** Begin Collected data **
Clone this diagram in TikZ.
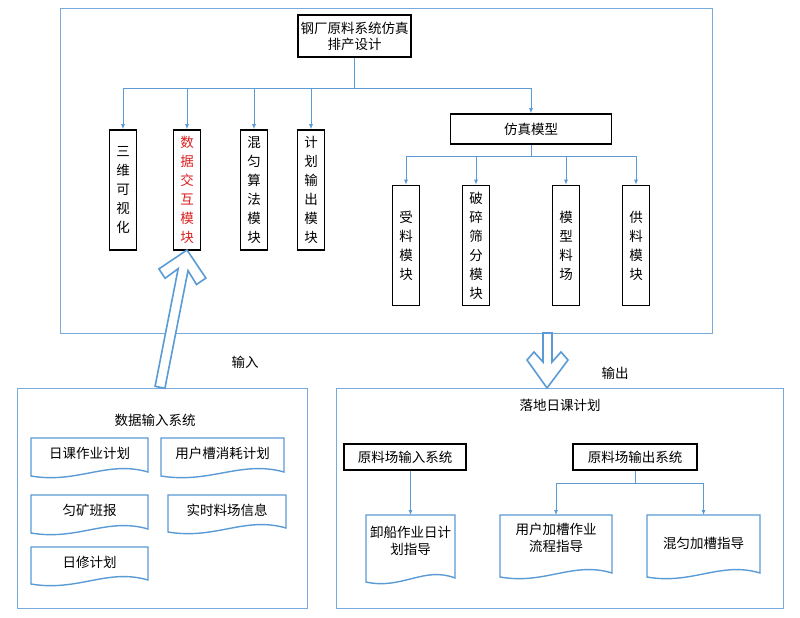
\documentclass[tikz,border=0pt]{standalone}
\usepackage{fontspec}
\setmainfont{Noto Sans CJK SC}
\begin{document}
\begin{tikzpicture}[x=1pt,y=-1pt,
  lb/.style={draw={rgb,255:red,91;green,155;blue,213}},
  frame/.style={draw={rgb,255:red,120;green,170;blue,220},line width=0.8pt},
  bx/.style={draw=black,line width=1.6pt,inner sep=0pt,font=\fontsize{13.5}{16}\selectfont,align=center},
  vb/.style={bx,minimum width=27pt,minimum height=120pt,font=\fontsize{13.5}{19}\selectfont},
  con/.style={lb,line width=0.8pt,-{Latex[length=5pt,width=4pt]}},
  hollow/.style={draw={rgb,255:red,91;green,155;blue,213},line width=1.6pt,fill=white,line join=miter},
  txt/.style={font=\fontsize{13.5}{17}\selectfont,align=center}]
\usetikzlibrary{arrows.meta}
\useasboundingbox (0,0) rectangle (800,618);
\fill[white] (0,0) rectangle (800,618);
% frames
\node[frame,minimum width=652pt,minimum height=325pt,inner sep=0pt] (top) at (386,170.5) {};
\node[frame,minimum width=290pt,minimum height=220pt,inner sep=0pt] (lf) at (162,498) {};
\node[frame,minimum width=447pt,minimum height=220pt,inner sep=0pt] (rf) at (559.5,498) {};
% root
\node[bx,minimum width=113pt,minimum height=42pt] (root) at (354.5,36) {钢厂原料系统仿真\\排产设计};
\node[vb] (v1) at (123,190) {三\\维\\可\\视\\化};
\node[vb,text={rgb,255:red,220;green,30;blue,30}] (v2) at (187,190) {数\\据\\交\\互\\模\\块};
\node[vb] (v3) at (254,190) {混\\匀\\算\\法\\模\\块};
\node[vb] (v4) at (311,190) {计\\划\\输\\出\\模\\块};
\node[bx,minimum width=161pt,minimum height=30pt] (fz) at (531,129) {仿真模型};
\node[vb] (w1) at (406,245.5) {受\\料\\模\\块};
\node[vb] (w2) at (476,245.5) {破\\碎\\筛\\分\\模\\块};
\node[vb] (w3) at (566,245.5) {模\\型\\料\\场};
\node[vb] (w4) at (636,245.5) {供\\料\\模\\块};
\coordinate (j1) at (354.5,88);
\draw[lb,line width=0.8pt] (root.south) -- (j1);
\draw[lb,line width=0.8pt] (123,88) -- (531,88);
\foreach \n/\x in {v1/123,v2/187,v3/254,v4/311,fz/531} \draw[con] (\x,88) -- (\n.north);
\draw[lb,line width=0.8pt] (fz.south) -- (531,156);
\draw[lb,line width=0.8pt] (406,156) -- (636,156);
\foreach \n/\x in {w1/406,w2/476,w3/566,w4/636} \draw[con] (\x,156) -- (\n.north);
% hollow arrows
\draw[hollow] (187,250) -- (205.9,278.1) -- (196.5,284.5) -- (188.0,270.6) -- (164.9,388.3) -- (155.1,386.3) -- (178.2,268.6) -- (165.1,278.3) -- (158.9,268.9) -- cycle;
\draw[hollow] (543,333) -- (552,333) -- (552,362) -- (561,352) -- (568,360) -- (547,388) -- (527,360) -- (534,352) -- (543,362) -- cycle;
\node[txt] (lin) at (245,362) {输入};
\node[txt] (lout) at (615,373) {输出};
% left frame
\node[txt] (t1) at (155,420) {数据输入系统};
\foreach \nm/\xa/\xb/\ya/\yb/\t in {d1/31/148/438/476/日课作业计划,d2/161/284/438/476/用户槽消耗计划,d3/31/148/495/533/匀矿班报,d4/168/286/495/532/实时料场信息,d5/31/148/547/584/日修计划}{
  \draw[lb,line width=1.4pt] (\xa,\ya) -- (\xb,\ya) -- (\xb,\yb-4) .. controls ({\xb-0.35*(\xb-\xa)},\yb-16) and ({\xa+0.4*(\xb-\xa)},\yb+8) .. (\xa,\yb) -- cycle;
  \node[txt] (\nm) at ({(\xa+\xb)/2},\ya+15) {\t};
}
% right frame
\node[txt] (t2) at (560,405) {落地日课计划};
\node[bx,minimum width=122pt,minimum height=26pt] (in) at (405,457) {原料场输入系统};
\node[bx,minimum width=124pt,minimum height=26pt] (out) at (635,457) {原料场输出系统};
\foreach \nm/\xa/\xb/\ya/\yb in {e1/366/455/515/582,e2/500/612/515/577,e3/647/760/515/577}{
  \draw[lb,line width=1.4pt] (\xa,\ya) -- (\xb,\ya) -- (\xb,\yb-4) .. controls ({\xb-0.35*(\xb-\xa)},\yb-16) and ({\xa+0.4*(\xb-\xa)},\yb+8) .. (\xa,\yb) -- cycle;
  \coordinate (\nm) at ({(\xa+\xb)/2},\ya);
}
\node[txt] (e1t) at (410.5,541) {卸船作业日计\\划指导};
\node[txt] (e2t) at (556,538) {用户加槽作业\\流程指导};
\node[txt] (e3t) at (703.5,543) {混匀加槽指导};
\draw[con] (in.south -| e1) -- (e1);
\draw[lb,line width=0.8pt] (out.south) -- (635,483);
\draw[lb,line width=0.8pt] (556,483) -- (703.5,483);
\draw[con] (556,483) -- (e2);
\draw[con] (703.5,483) -- (e3);
\end{tikzpicture}
\end{document}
** End Collected data **
**Exercise goal:** Without the pictures, output the full listing exactly as it stands.

**Result of the exercise:**
Clone this diagram in TikZ.
\documentclass[tikz,border=0pt]{standalone}
\usepackage{fontspec}
\setmainfont{Noto Sans CJK SC}
\begin{document}
\begin{tikzpicture}[x=1pt,y=-1pt,
  lb/.style={draw={rgb,255:red,91;green,155;blue,213}},
  frame/.style={draw={rgb,255:red,120;green,170;blue,220},line width=0.8pt},
  bx/.style={draw=black,line width=1.6pt,inner sep=0pt,font=\fontsize{13.5}{16}\selectfont,align=center},
  vb/.style={bx,minimum width=27pt,minimum height=120pt,font=\fontsize{13.5}{19}\selectfont},
  con/.style={lb,line width=0.8pt,-{Latex[length=5pt,width=4pt]}},
  hollow/.style={draw={rgb,255:red,91;green,155;blue,213},line width=1.6pt,fill=white,line join=miter},
  txt/.style={font=\fontsize{13.5}{17}\selectfont,align=center}]
\usetikzlibrary{arrows.meta}
\useasboundingbox (0,0) rectangle (800,618);
\fill[white] (0,0) rectangle (800,618);
% frames
\node[frame,minimum width=652pt,minimum height=325pt,inner sep=0pt] (top) at (386,170.5) {};
\node[frame,minimum width=290pt,minimum height=220pt,inner sep=0pt] (lf) at (162,498) {};
\node[frame,minimum width=447pt,minimum height=220pt,inner sep=0pt] (rf) at (559.5,498) {};
% root
\node[bx,minimum width=113pt,minimum height=42pt] (root) at (354.5,36) {钢厂原料系统仿真\\排产设计};
\node[vb] (v1) at (123,190) {三\\维\\可\\视\\化};
\node[vb,text={rgb,255:red,220;green,30;blue,30}] (v2) at (187,190) {数\\据\\交\\互\\模\\块};
\node[vb] (v3) at (254,190) {混\\匀\\算\\法\\模\\块};
\node[vb] (v4) at (311,190) {计\\划\\输\\出\\模\\块};
\node[bx,minimum width=161pt,minimum height=30pt] (fz) at (531,129) {仿真模型};
\node[vb] (w1) at (406,245.5) {受\\料\\模\\块};
\node[vb] (w2) at (476,245.5) {破\\碎\\筛\\分\\模\\块};
\node[vb] (w3) at (566,245.5) {模\\型\\料\\场};
\node[vb] (w4) at (636,245.5) {供\\料\\模\\块};
\coordinate (j1) at (354.5,88);
\draw[lb,line width=0.8pt] (root.south) -- (j1);
\draw[lb,line width=0.8pt] (123,88) -- (531,88);
\foreach \n/\x in {v1/123,v2/187,v3/254,v4/311,fz/531} \draw[con] (\x,88) -- (\n.north);
\draw[lb,line width=0.8pt] (fz.south) -- (531,156);
\draw[lb,line width=0.8pt] (406,156) -- (636,156);
\foreach \n/\x in {w1/406,w2/476,w3/566,w4/636} \draw[con] (\x,156) -- (\n.north);
% hollow arrows
\draw[hollow] (187,250) -- (205.9,278.1) -- (196.5,284.5) -- (188.0,270.6) -- (164.9,388.3) -- (155.1,386.3) -- (178.2,268.6) -- (165.1,278.3) -- (158.9,268.9) -- cycle;
\draw[hollow] (543,333) -- (552,333) -- (552,362) -- (561,352) -- (568,360) -- (547,388) -- (527,360) -- (534,352) -- (543,362) -- cycle;
\node[txt] (lin) at (245,362) {输入};
\node[txt] (lout) at (615,373) {输出};
% left frame
\node[txt] (t1) at (155,420) {数据输入系统};
\foreach \nm/\xa/\xb/\ya/\yb/\t in {d1/31/148/438/476/日课作业计划,d2/161/284/438/476/用户槽消耗计划,d3/31/148/495/533/匀矿班报,d4/168/286/495/532/实时料场信息,d5/31/148/547/584/日修计划}{
  \draw[lb,line width=1.4pt] (\xa,\ya) -- (\xb,\ya) -- (\xb,\yb-4) .. controls ({\xb-0.35*(\xb-\xa)},\yb-16) and ({\xa+0.4*(\xb-\xa)},\yb+8) .. (\xa,\yb) -- cycle;
  \node[txt] (\nm) at ({(\xa+\xb)/2},\ya+15) {\t};
}
% right frame
\node[txt] (t2) at (560,405) {落地日课计划};
\node[bx,minimum width=122pt,minimum height=26pt] (in) at (405,457) {原料场输入系统};
\node[bx,minimum width=124pt,minimum height=26pt] (out) at (635,457) {原料场输出系统};
\foreach \nm/\xa/\xb/\ya/\yb in {e1/366/455/515/582,e2/500/612/515/577,e3/647/760/515/577}{
  \draw[lb,line width=1.4pt] (\xa,\ya) -- (\xb,\ya) -- (\xb,\yb-4) .. controls ({\xb-0.35*(\xb-\xa)},\yb-16) and ({\xa+0.4*(\xb-\xa)},\yb+8) .. (\xa,\yb) -- cycle;
  \coordinate (\nm) at ({(\xa+\xb)/2},\ya);
}
\node[txt] (e1t) at (410.5,541) {卸船作业日计\\划指导};
\node[txt] (e2t) at (556,538) {用户加槽作业\\流程指导};
\node[txt] (e3t) at (703.5,543) {混匀加槽指导};
\draw[con] (in.south -| e1) -- (e1);
\draw[lb,line width=0.8pt] (out.south) -- (635,483);
\draw[lb,line width=0.8pt] (556,483) -- (703.5,483);
\draw[con] (556,483) -- (e2);
\draw[con] (703.5,483) -- (e3);
\end{tikzpicture}
\end{document}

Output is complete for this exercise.